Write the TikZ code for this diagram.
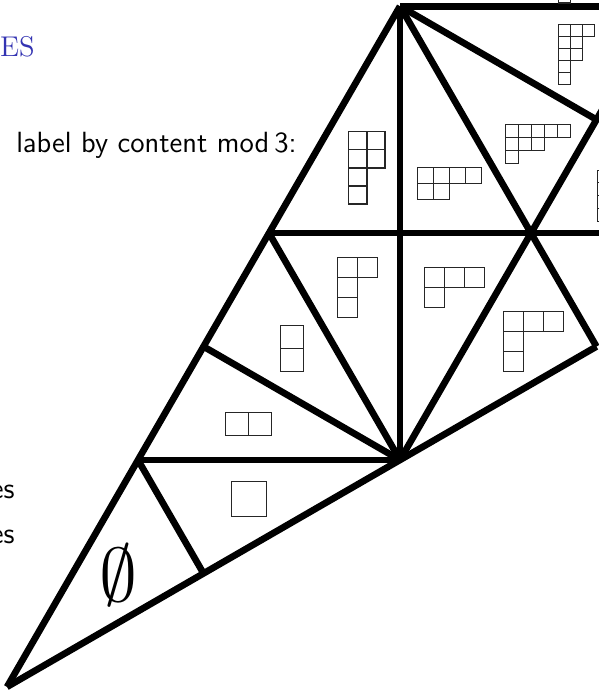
\documentclass[tikz,border=0pt]{standalone}
\usepackage{fontspec}

\definecolor{titleblue}{rgb}{0.2,0.2,0.7}
\tikzset{
  wall/.style = {line width=2.9pt},
  cell/.style = {line width=0.45pt, draw=black!85},
  words/.style = {inner sep=0pt, font=\fontsize{12.7}{15}\selectfont\sffamily},
}
% Young diagram: top left corner, box size, row lengths
\newcommand{\young}[3]{%
  \begin{scope}[shift={#1}, x=#2, y=#2]
    \foreach \len [count=\r] in {#3}
      \foreach \c in {1,...,\len}
        \draw[cell] (\c-1,1-\r) rectangle (\c,-\r);
  \end{scope}}

\begin{document}
\begin{tikzpicture}
    \useasboundingbox (-6.107,-3.527) rectangle (3.038,7.023);
    \clip (-6.107,-3.527) rectangle (3.038,7.023);
    \node[anchor=base east, inner sep=0pt, text=titleblue,
          font=\fontsize{12.4}{14}\selectfont] (title) at (-5.572,6.153) {ES};
    \node[words, anchor=base east] (mod) at (-1.572,4.687) {label by content mod\,3:};
    \node[words, anchor=base east] (first) at (-5.878,-0.595) {es};
    \node[words, anchor=base east] (second) at (-5.878,-1.282) {es};
    % alcove vertices
    \coordinate (D) at (0,0);
    \coordinate (A) at (-6,-3.464);
    \coordinate (B) at (-4,0);
    \coordinate (C) at (-3,-1.732);
    \coordinate (E) at (-3,1.732);
    \coordinate (F) at (-2,3.464);
    \coordinate (H) at (2,3.464);
    \coordinate (I) at (3,1.732);
    \coordinate (J) at (0,6.928);
    \coordinate (K) at (3,5.196);
    \coordinate (L) at (4,6.928);
    \coordinate (M) at (4,3.464);
    \begin{scope}[wall]
      \draw (A) -- (J);
      \draw (A) -- (I);
      \draw (J) -- (L);
      \draw (D) -- (J);
      \draw (B) -- (D);
      \draw (B) -- (C);
      \draw (E) -- (D);
      \draw (F) -- (D);
      \draw (F) -- (M);
      \draw (D) -- (H);
      \draw (H) -- (I);
      \draw (J) -- (H);
      \draw (J) -- (K);
      \draw (H) -- (L);
    \end{scope}
    % labels
    \node[scale=3.3] (empty) at (-4.305,-1.760) {$\emptyset$};
    \young{(-2.572,-0.331)}{0.534cm}{1}
    \young{(-2.661,0.728)}{0.348cm}{2}
    \young{(-1.821,2.056)}{0.351cm}{1,1}
    \young{(-0.947,3.089)}{0.305cm}{2,1,1}
    \young{(0.371,2.936)}{0.305cm}{3,1}
    \young{(1.577,2.270)}{0.305cm}{3,1,1}
    \young{(-0.779,5.008)}{0.275cm}{2,2,1,1}
    \young{(0.270,4.469)}{0.244cm}{4,2}
    \young{(1.608,5.125)}{0.198cm}{5,3,1}
    \young{(2.427,6.652)}{0.183cm}{3,2,2,1,1}
    \young{(3.018,4.427)}{0.197cm}{1,1,1,1}
    \young{(2.427,7.160)}{0.183cm}{1}
\end{tikzpicture}
\end{document}
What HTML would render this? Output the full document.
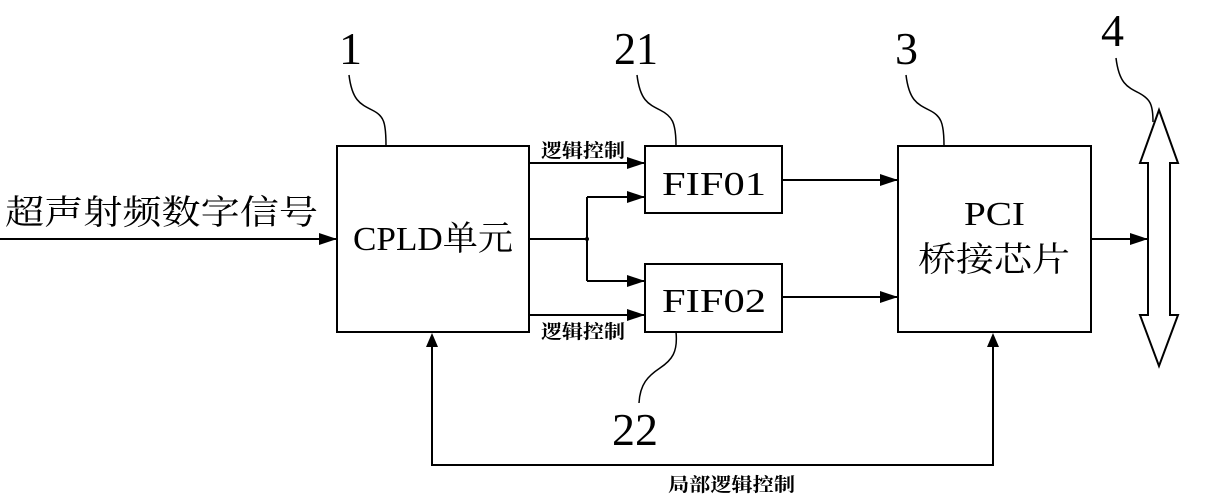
<!DOCTYPE html>
<html><head><meta charset="utf-8"><style>
html,body{margin:0;padding:0;background:#fff;width:1207px;height:503px;overflow:hidden}
svg{display:block}
text{font-family:"Liberation Serif","Noto Serif CJK SC","Noto Sans CJK SC",serif;fill:#000}
</style></head><body>
<svg width="1207" height="503" viewBox="0 0 1207 503" xmlns="http://www.w3.org/2000/svg">
<defs><marker id="a" markerWidth="10" markerHeight="8" refX="10" refY="4" orient="auto" markerUnits="userSpaceOnUse"><path d="M0,0 L10,4 L0,8 Z" fill="#000"/></marker>
<marker id="b" markerWidth="18" markerHeight="12" refX="18" refY="6" orient="auto" markerUnits="userSpaceOnUse"><path d="M0,0 L18,6 L0,12 Z" fill="#000"/></marker></defs>
<g stroke="#000" stroke-width="2" fill="none">
<rect x="337" y="146" width="192" height="186"/>
<rect x="645" y="146" width="137" height="67"/>
<rect x="645" y="264" width="137" height="68"/>
<rect x="898" y="146" width="193" height="186"/>
<line x1="0" y1="239" x2="337" y2="239" marker-end="url(#b)"/>
<line x1="529" y1="163" x2="645" y2="163" marker-end="url(#b)"/>
<line x1="529" y1="315" x2="645" y2="315" marker-end="url(#b)"/>
<line x1="529" y1="239" x2="587" y2="239"/>
<polyline points="587,197 587,281"/>
<line x1="587" y1="197" x2="645" y2="197" marker-end="url(#b)"/>
<line x1="587" y1="281" x2="645" y2="281" marker-end="url(#b)"/>
<line x1="782" y1="180" x2="898" y2="180" marker-end="url(#b)"/>
<line x1="782" y1="297" x2="898" y2="297" marker-end="url(#b)"/>
<line x1="1091" y1="239" x2="1148" y2="239" marker-end="url(#b)"/>
<polyline points="432,345 432,465 993,465 993,345"/>
<path d="M1159,110 L1178,163 L1170,163 L1170,315 L1178,315 L1159,366 L1140,315 L1148,315 L1148,163 L1140,163 Z"/>
<path d="M349,75 C352,100 360,104 372,110 C384,116 386,122 386,146" stroke-width="1.5"/>
<path d="M637,75 C640,100 648,104 660,110 C672,116 676,122 676,146" stroke-width="1.5"/>
<path d="M906,75 C909,100 917,104 929,110 C941,116 944,122 944,146" stroke-width="1.5"/>
<path d="M1116,58 C1119,83 1127,87 1139,93 C1150,99 1153,104 1153,122" stroke-width="1.5"/>
<path d="M676,332 C678,352 672,360 660,368 C648,376 640,384 639,403" stroke-width="1.5"/>
</g>
<path d="M432,333 L426,347 L438,347 Z" fill="#000"/>
<path d="M993,333 L987,347 L999,347 Z" fill="#000"/>
<circle cx="587" cy="239" r="2" fill="#000"/>
<g font-size="34">
<text x="5" y="224" textLength="313" lengthAdjust="spacingAndGlyphs">超声射频数字信号</text>
<text x="353" y="250" textLength="160" lengthAdjust="spacingAndGlyphs">CPLD单元</text>
<text x="662" y="195" textLength="104" lengthAdjust="spacingAndGlyphs">FIF01</text>
<text x="662" y="312" textLength="104" lengthAdjust="spacingAndGlyphs">FIF02</text>
<text x="964" y="225" textLength="61" lengthAdjust="spacingAndGlyphs">PCI</text>
<text x="918" y="271" textLength="152" lengthAdjust="spacingAndGlyphs">桥接芯片</text>
</g>
<g font-size="46">
<text x="339" y="64">1</text>
<text x="614" y="64" textLength="44" lengthAdjust="spacingAndGlyphs">21</text>
<text x="895" y="64">3</text>
<text x="1101" y="46">4</text>
<text x="612" y="445" textLength="46" lengthAdjust="spacingAndGlyphs">22</text>
</g>
<g font-size="19" font-weight="bold">
<text x="541" y="157" textLength="84" lengthAdjust="spacingAndGlyphs">逻辑控制</text>
<text x="541" y="338" textLength="84" lengthAdjust="spacingAndGlyphs">逻辑控制</text>
<text x="668" y="491" textLength="127" lengthAdjust="spacingAndGlyphs">局部逻辑控制</text>
</g>
</svg>
</body></html>
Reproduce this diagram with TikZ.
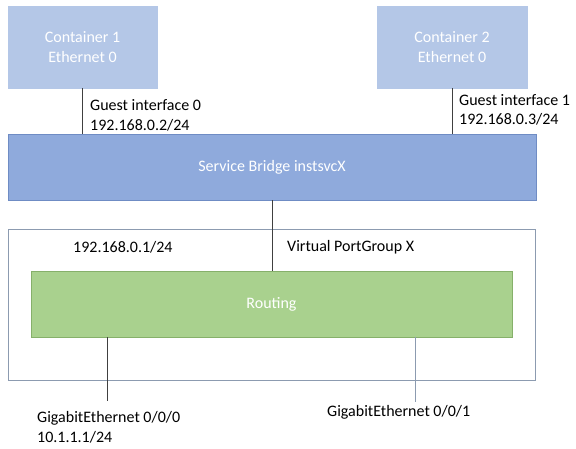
\documentclass[tikz,border=0pt]{standalone}
\usepackage{fontspec}
\setmainfont{Carlito}
\usetikzlibrary{positioning}
\definecolor{contblue}{HTML}{B4C7E7}
\definecolor{bridgeblue}{HTML}{8FAADC}
\definecolor{bridgeedge}{HTML}{6F8CC4}
\definecolor{routegreen}{HTML}{A9D18E}
\definecolor{routeedge}{HTML}{86B06A}
\definecolor{pgedge}{HTML}{8C9BB0}
\definecolor{wiregray}{HTML}{404040}
\tikzset{
  box/.style={inner sep=0pt, text=white, align=center, line width=0.8bp},
  container/.style={box, fill=contblue, draw=contblue, minimum width=149bp, minimum height=82bp},
  lbl/.style={inner sep=0pt, anchor=west, align=left, text=black},
  wire/.style={draw=wiregray, line width=0.8bp},
}
\begin{document}
\begin{tikzpicture}[x=1bp, y=-1bp, font=\fontsize{16bp}{19.5bp}\selectfont]
    \useasboundingbox [fill=white] (0,0) rectangle (576,449) ;
    % containers and bridge
    \node [container] (c1) at (82.5,47) {Container 1\\Ethernet 0} ;
    \node [container, minimum width=150bp] (c2) at (452,47) {Container 2\\Ethernet 0} ;
    \node [box, fill=bridgeblue, draw=bridgeedge, minimum width=528bp, minimum height=66bp] (bridge) at (272,167) {Service Bridge instsvcX} ;
    \draw [wire] (c1.south) -- (c1.south |- bridge.north) ;
    \draw [wire] (c2.south) -- (c2.south |- bridge.north) ;
    \node [lbl] (gi0) at (90,115.5) {Guest interface 0\\192.168.0.2/24} ;
    \node [lbl] (gi1) at (459,110) {Guest interface 1\\192.168.0.3/24} ;

    % port group with routing
    \node [draw=pgedge, line width=0.8bp, minimum width=527bp, minimum height=151bp] (pg) at (271.5,304.5) {} ;
    \node [box, fill=routegreen, draw=routeedge, minimum width=481bp, minimum height=66bp] (routing) at (271.5,304) {Routing} ;
    \draw [wire] (bridge.south) -- (bridge.south |- routing.north) ;
    \node [lbl] (gw) at (73,247) {192.168.0.1/24} ;
    \node [lbl] (vpg) at (287,247) {Virtual PortGroup X} ;

    % uplinks
    \coordinate (ge0) at (107,401) ;
    \coordinate (ge1) at (415,402) ;
    \draw [wire] (ge0 |- routing.south) -- (ge0) ;
    \draw [wire, draw=pgedge] (ge1 |- routing.south) -- (ge1) ;
    \node [lbl] (ge0lbl) at (37,427.5) {GigabitEthernet 0/0/0\\10.1.1.1/24} ;
    \node [lbl] (ge1lbl) at (327,412) {GigabitEthernet 0/0/1} ;
\end{tikzpicture}
\end{document}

◆ ◆ ◆ ◆ ◆

__GIVEN EXERCISE__.
Go to the line that contains "Reproduce this diagram with TikZ." and copy from there down to the line that contains "[lbl] (vpg) at", with both lines included. Pass over the pictures.

__RESPONSE BELOW__.
Reproduce this diagram with TikZ.
\documentclass[tikz,border=0pt]{standalone}
\usepackage{fontspec}
\setmainfont{Carlito}
\usetikzlibrary{positioning}
\definecolor{contblue}{HTML}{B4C7E7}
\definecolor{bridgeblue}{HTML}{8FAADC}
\definecolor{bridgeedge}{HTML}{6F8CC4}
\definecolor{routegreen}{HTML}{A9D18E}
\definecolor{routeedge}{HTML}{86B06A}
\definecolor{pgedge}{HTML}{8C9BB0}
\definecolor{wiregray}{HTML}{404040}
\tikzset{
  box/.style={inner sep=0pt, text=white, align=center, line width=0.8bp},
  container/.style={box, fill=contblue, draw=contblue, minimum width=149bp, minimum height=82bp},
  lbl/.style={inner sep=0pt, anchor=west, align=left, text=black},
  wire/.style={draw=wiregray, line width=0.8bp},
}
\begin{document}
\begin{tikzpicture}[x=1bp, y=-1bp, font=\fontsize{16bp}{19.5bp}\selectfont]
    \useasboundingbox [fill=white] (0,0) rectangle (576,449) ;
    % containers and bridge
    \node [container] (c1) at (82.5,47) {Container 1\\Ethernet 0} ;
    \node [container, minimum width=150bp] (c2) at (452,47) {Container 2\\Ethernet 0} ;
    \node [box, fill=bridgeblue, draw=bridgeedge, minimum width=528bp, minimum height=66bp] (bridge) at (272,167) {Service Bridge instsvcX} ;
    \draw [wire] (c1.south) -- (c1.south |- bridge.north) ;
    \draw [wire] (c2.south) -- (c2.south |- bridge.north) ;
    \node [lbl] (gi0) at (90,115.5) {Guest interface 0\\192.168.0.2/24} ;
    \node [lbl] (gi1) at (459,110) {Guest interface 1\\192.168.0.3/24} ;

    % port group with routing
    \node [draw=pgedge, line width=0.8bp, minimum width=527bp, minimum height=151bp] (pg) at (271.5,304.5) {} ;
    \node [box, fill=routegreen, draw=routeedge, minimum width=481bp, minimum height=66bp] (routing) at (271.5,304) {Routing} ;
    \draw [wire] (bridge.south) -- (bridge.south |- routing.north) ;
    \node [lbl] (gw) at (73,247) {192.168.0.1/24} ;
    \node [lbl] (vpg) at (287,247) {Virtual PortGroup X} ;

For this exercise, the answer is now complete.